Oleg B. Tarasov (National Superconducting Cyclotron Laboratory, Michigan State University, USA)

11h00 GANIL seminar room (105)

a coffee will be served 15mn before


The systematic measurement of fission fragment yields under different initial conditions provides a valuable benchmark for fission models which aim to understand this complex decay channel and to predict reaction product yields. Inverse kinematics yields measured by a high-resolution spectrometer is shown to be a powerful tool to identify and determine the isotopic yields of fission fragments. In the studies to be described, fragments were produced in the collision of a 238U beam at 24 MeV/u on 9Be and 12C targets at GANIL using the LISE3 fragment-separator, and at 80 MeV/u on a 12C target at NSCL/MSU using the S800 spectrograph. The reverse separator technique developed in the LISE++ package and coupled with the S800 configuration has been used to study fission mechanism properties. Using the LISE++ technique allows fragment vectors measured at the final plane of a spectrometer to be tracked backward through the spectrometer in order to reconstruct their trajectories and to deduce the reaction place and momentum vector at the target. Univocal PID of fragments close to a 238U primary beam has been obtained using the S800 beam-line.

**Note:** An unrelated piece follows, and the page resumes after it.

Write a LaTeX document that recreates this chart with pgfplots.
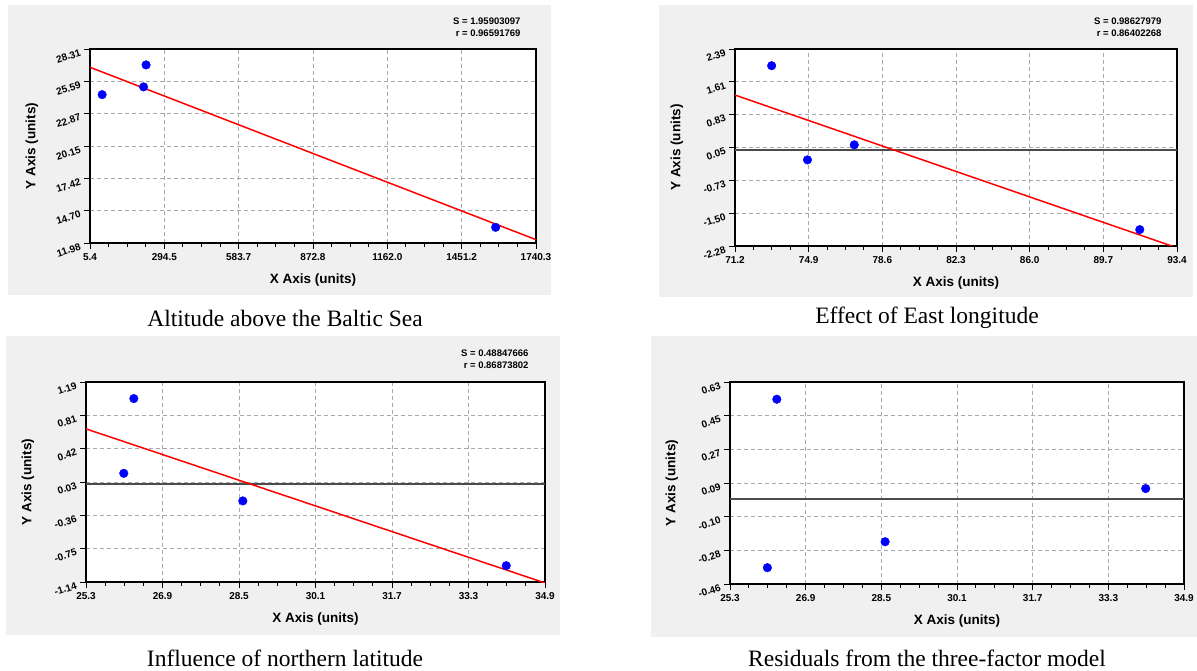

Increased beam intensities at NSCL, RIKEN, and new facilities like FRIB in the future, coupled with advances in experimental techniques, such as the use of a two-stage separator, will allow observation of many new nuclei along the neutron drip-line. In a recent experiment production cross sections for a large number of neutron-rich nuclei produced from the fragmentation of 48Ca (140 and 345 MeV/u), 76Ge (130 MeV/u), 82Se (139 MeV/u), and 70Zn (345 MeV/u), beams were measured in RIKEN and NSCL. These experiments identified more than 30 new isotopes of the elements 11 ≤ Z ≤ 26. Systematic trends observed in the production cross sections changes in the nuclear mass surface, that can be explained with a shell model that predicts a subshell closure at N=34 around Z=20. Specific details to be presented:

Results from the recent experiment at RIKEN using a 70Zn beam aimed at the search for new isotopes in the 60Ca region.

Secondary reactions in the production target may be significant contributors. Results from different experiments on secondary reactions will be presented.